Using the Life Cycle of Media Manipulation, each case study features a chronological description of a media manipulation event, which is filtered along specific variables such as tactics, targets, mitigation, outcomes, and keywords.
In the fall of 2019, a coalition of conservative and right-wing influencers and conspiracists encouraged campaign participants to keyword squat the name of an individual who they alleged was the whistleblower who lodged a complaint about President Trump's dealings with Ukraine. Mainstream press outlets implemented a media blackout to protect the identity of the whistleblower, which involved never printing the name of anyone alleged to be the person, including the target of the campaign. This asymmetrical media environment shaped the breaking news event and led to misidentification and targeted harassment.
The viral slogan “Jobs Not Mobs” was popularized on social media and conservative press in early October 2018, before official political adoption by President Donald Trump later that month. This campaign formulated through interactions between small social media accounts and influencers with large audiences, working together to popularize a meme linking the Democratic Party to violent mobs, and Republicans to job growth.
“Endless Mayfly” was an operation that created inauthentic websites spoofing established media outlets and online personas to spread false and inflammatory content targeting Saudi Arabia, the US, and Israel from at least April 2016 to November 2018. The operation astroturfed a false grassroots organization purporting to advocate against Saudi Arabia and Wahhabism, and seeded related false content to activists and journalists, which in some instances was traded up the chain to the mainstream media.
In December 2017, congressional candidate Omar Navarro instigated a media manipulation campaign to denigrate his political opponent, Congresswoman Maxine Waters.
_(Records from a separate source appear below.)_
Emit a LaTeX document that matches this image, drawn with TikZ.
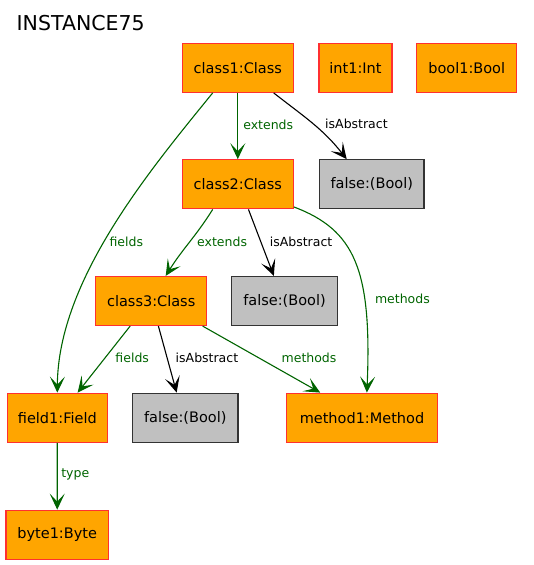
\documentclass[tikz,border=0pt]{standalone}
\usepackage{fontspec}
\setmainfont{DejaVu Sans}
\usetikzlibrary{arrows.meta,calc}
\definecolor{objfill}{HTML}{FFA500}
\definecolor{objline}{HTML}{FF3030}
\definecolor{valfill}{HTML}{C0C0C0}
\definecolor{valline}{HTML}{333333}
\definecolor{linkgreen}{HTML}{006400}

\begin{document}
\begin{tikzpicture}[x=1pt,y=-1pt,% y runs downwards, as in the picture
					every node/.style={
						align=center,
						inner sep=0pt
						},
					obj/.style={rectangle,draw=objline,fill=objfill,line width=1.2pt,minimum height=49pt,font=\fontsize{14.5}{17}\selectfont},
					val/.style={rectangle,draw=valline,fill=valfill,line width=1.2pt,minimum height=49pt,font=\fontsize{14.5}{17}\selectfont},
					lbl/.style={anchor=west,font=\fontsize{12.5}{15}\selectfont},
					glbl/.style={lbl,text=linkgreen},
					link/.style={draw,line width=1.1pt,-{Stealth[length=16pt,width=15pt,inset=8pt]}},
					every edge/.style={link},
					ref/.style={draw=linkgreen},
					attr/.style={draw=black}
					]
\useasboundingbox (0,0) rectangle (533,565);
\node[anchor=west,font=\fontsize{20.5}{24}\selectfont](title) at (16.5,23.5){INSTANCE75};
% objects
\node[obj,minimum width=111pt](class1) at (237.8,67.8){class1:Class};
\node[obj,minimum width=73pt](int1) at (355.5,67.8){int1:Int};
\node[obj,minimum width=100pt](bool1) at (466.7,67.8){bool1:Bool};
\node[obj,minimum width=111pt](class2) at (237.8,184.3){class2:Class};
\node[val,minimum width=104.5pt](false1) at (371.8,184.3){false:(Bool)};
\node[obj,minimum width=111pt](class3) at (151.2,301){class3:Class};
\node[val,minimum width=106pt](false2) at (284.5,301){false:(Bool)};
\node[obj,minimum width=100pt](field1) at (57.3,417.7){field1:Field};
\node[val,minimum width=105.5pt](false3) at (185.3,417.7){false:(Bool)};
\node[obj,minimum width=151.5pt](method1) at (362,417.7){method1:Method};
\node[obj,minimum width=102.5pt](byte1) at (57.2,534.7){byte1:Byte};
% links
\path
(class1)edge [ref]                node [glbl,pos=0.475,xshift=5pt] {extends} (class2)
(class1.-35)edge [attr,out=-38,in=128] node [lbl,pos=0.5,xshift=12pt] {isAbstract} (false1.135)
(class2.-135)edge [ref,out=-122,in=58] node [glbl,pos=0.49,xshift=7pt] {extends} (class3.60)
(class2.-67)edge [attr]           node [lbl,pos=0.486,xshift=8.5pt] {isAbstract} (false2.113)
(class3.-130)edge [ref]           node [glbl,pos=0.48,xshift=10pt] {fields} (field1.51)
(class3.-74)edge [attr]           node [lbl,pos=0.48,xshift=8pt] {isAbstract} (false3.109)
(class3.-26)edge [ref]            node [glbl,pos=0.48,xshift=22pt] {methods} (method1.149)
(field1)edge [ref]                node [glbl,pos=0.48,xshift=3.5pt] {type} (byte1)
;
\draw[link,ref] (class1.-135) .. controls (150,170) and (58,280) .. node [glbl,pos=0.54,xshift=4.5pt] {fields} (field1.north);
\draw[link,ref] (class2.-22) .. controls (355,230) and (372,270) .. node [glbl,pos=0.685,xshift=10pt] {methods} (method1.79);
\end{tikzpicture}
\end{document}
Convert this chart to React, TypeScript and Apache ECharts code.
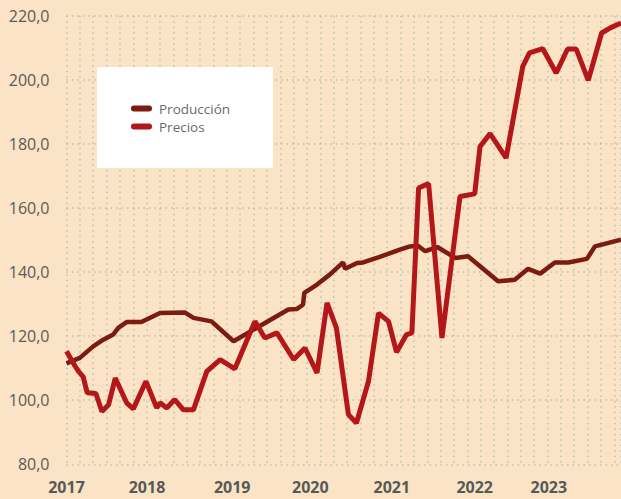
import React, { useEffect, useRef } from "react";
import * as echarts from "echarts";

// x values are months since January 2017
const yearLabels = ["2017", "2018", "2019", "2020", "2021", "2022", "2023"];
const yearLabelPos = [0, 12.05, 24.8, 36.5, 48.7, 61.1, 72.2];

const produccionX = [0, 2.0, 4.0, 5.5, 7.0, 7.75, 9.0, 11.2, 14.0, 17.7, 19.0, 21.7, 25.0, 33.2, 34.5, 35.4, 35.6, 37.5, 39.4, 41.4, 41.7, 43.5, 44.4, 46.9, 49.9, 51.4, 52.6, 53.7, 55.5, 58.2, 60.1, 64.6, 67.1, 69.1, 70.9, 73.1, 75.1, 77.9, 79.1, 83.0];
const produccionY = [111.5, 113.2, 116.8, 118.9, 120.5, 122.6, 124.4, 124.4, 127.2, 127.4, 125.7, 124.6, 118.4, 128.3, 128.5, 129.8, 133.5, 136.1, 139.2, 143.0, 141.0, 142.8, 143.0, 144.7, 147.0, 148.0, 148.2, 146.5, 147.8, 144.4, 144.9, 137.1, 137.6, 141.0, 139.5, 143.0, 143.0, 144.1, 148.0, 150.1];

const preciosX = [0, 1.3, 1.8, 2.5, 3.1, 4.4, 5.3, 6.3, 7.3, 9.0, 10.0, 11.9, 13.5, 14.0, 15.0, 16.2, 17.5, 19.0, 21.0, 23.0, 25.2, 28.2, 29.7, 31.5, 34.0, 35.7, 37.5, 39.0, 40.4, 42.2, 43.4, 45.2, 46.7, 48.2, 49.4, 50.9, 51.7, 52.7, 54.2, 56.2, 58.9, 61.1, 61.9, 63.4, 65.8, 68.3, 69.3, 71.3, 73.3, 75.0, 76.3, 78.1, 80.1, 81.4, 83.0];
const preciosY = [115.3, 110.6, 109.0, 107.3, 102.3, 102.1, 96.5, 98.6, 106.9, 99.2, 97.3, 105.9, 97.6, 99.2, 97.6, 100.2, 97.0, 97.0, 109.0, 112.7, 109.8, 124.6, 119.4, 121.0, 112.7, 116.3, 108.5, 130.4, 122.6, 95.5, 92.9, 105.9, 127.2, 124.6, 115.0, 120.5, 121.0, 166.2, 167.6, 119.4, 163.6, 164.4, 179.2, 183.2, 175.6, 204.2, 208.4, 209.7, 202.1, 209.6, 209.6, 199.8, 214.6, 216.2, 217.7];

const seriesNames = ["Producción", "Precios"];
const seriesColors = ["#7c1b10", "#b3171a"];

const zip = (xs: number[], ys: number[]) => xs.map((x, i) => [x, ys[i]]);

const pill = "path://M3,0 L18,0 A3,3 0 0 1 18,6 L3,6 A3,3 0 0 1 3,0 Z";

export default function App() {
  const ref = useRef<HTMLDivElement>(null);
  useEffect(() => {
    if (!ref.current) return;
    const chart = echarts.init(ref.current, null, { renderer: "svg" });
    const dotted = { color: "#b7c2bc", width: 1.5, type: [1.5, 4] as any };
    chart.setOption({
      animation: false,
      backgroundColor: "#fbe3c6",
      grid: { left: 66.5, right: 0, top: 15.7, bottom: 34.7, containLabel: false },
      xAxis: {
        type: "value",
        min: 0,
        max: 83,
        interval: 2,
        axisLine: { show: false },
        axisTick: { show: false },
        splitLine: { show: true, lineStyle: dotted },
        axisLabel: {
          customValues: yearLabelPos,
          formatter: (v: number) => {
            const i = yearLabelPos.findIndex((p) => Math.abs(p - v) < 0.01);
            return i >= 0 ? yearLabels[i] : "";
          },
          color: "#565a56",
          fontFamily: "Open Sans",
          fontWeight: "bold",
          fontSize: 16,
          margin: 15,
        },
      },
      yAxis: {
        type: "value",
        min: 80,
        max: 220,
        interval: 20,
        axisLine: { show: false },
        axisTick: { show: false },
        splitLine: { show: true, lineStyle: dotted },
        axisLabel: {
          formatter: (v: number) => v.toFixed(1).replace(".", ","),
          color: "#5a5a58",
          fontFamily: "Open Sans",
          fontSize: 16,
          margin: 17,
        },
      },
      legend: {
        orient: "vertical",
        left: 131,
        top: 100,
        itemWidth: 21,
        itemHeight: 6,
        itemGap: 1,
        padding: 0,
        z: 20,
        textStyle: {
          color: "#6a6a6a",
          fontFamily: "Open Sans",
          fontSize: 13.5,
          lineHeight: 17,
          padding: [0, 0, 0, 2],
        },
        data: seriesNames.map((n) => ({ name: n, icon: pill })),
      },
      graphic: [
        {
          type: "rect",
          z: 10,
          shape: { x: 97, y: 67, width: 176, height: 101 },
          style: { fill: "#ffffff" },
        },
      ],
      series: [
        {
          name: seriesNames[0],
          type: "line",
          data: zip(produccionX, produccionY),
          symbol: "none",
          color: seriesColors[0],
          lineStyle: { width: 4.5, color: seriesColors[0] },
        },
        {
          name: seriesNames[1],
          type: "line",
          data: zip(preciosX, preciosY),
          symbol: "none",
          color: seriesColors[1],
          lineStyle: { width: 5, color: seriesColors[1] },
        },
      ],
    });
    return () => chart.dispose();
  }, []);
  return (
    <div
      ref={ref}
      style={{ position: "fixed", left: 0, top: 0, width: 621, height: 499 }}
    />
  );
}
Exploiting prejudice and wedge issues via a forgery, his campaign was seeded by pseudonymous participants and right-wing influencers online. After Waters formally challenged the harassment on Twitter, the campaign was amplified by mainstream press, and investigated by the FBI.
“It’s okay to be white” (IOTBW) is a viral sloganadopted and popularized by a variety of reactionary communities beginning in 2017. The campaign to promote the slogan exploited the wedge issue of white racial consciousness and identity, utilizing memes, flyering campaigns, and influencers to trade the phrase up the chain to garner significant press attention. Campaign organizers have redeployed the viral slogan strategically multiple times over the years and it continues to be used.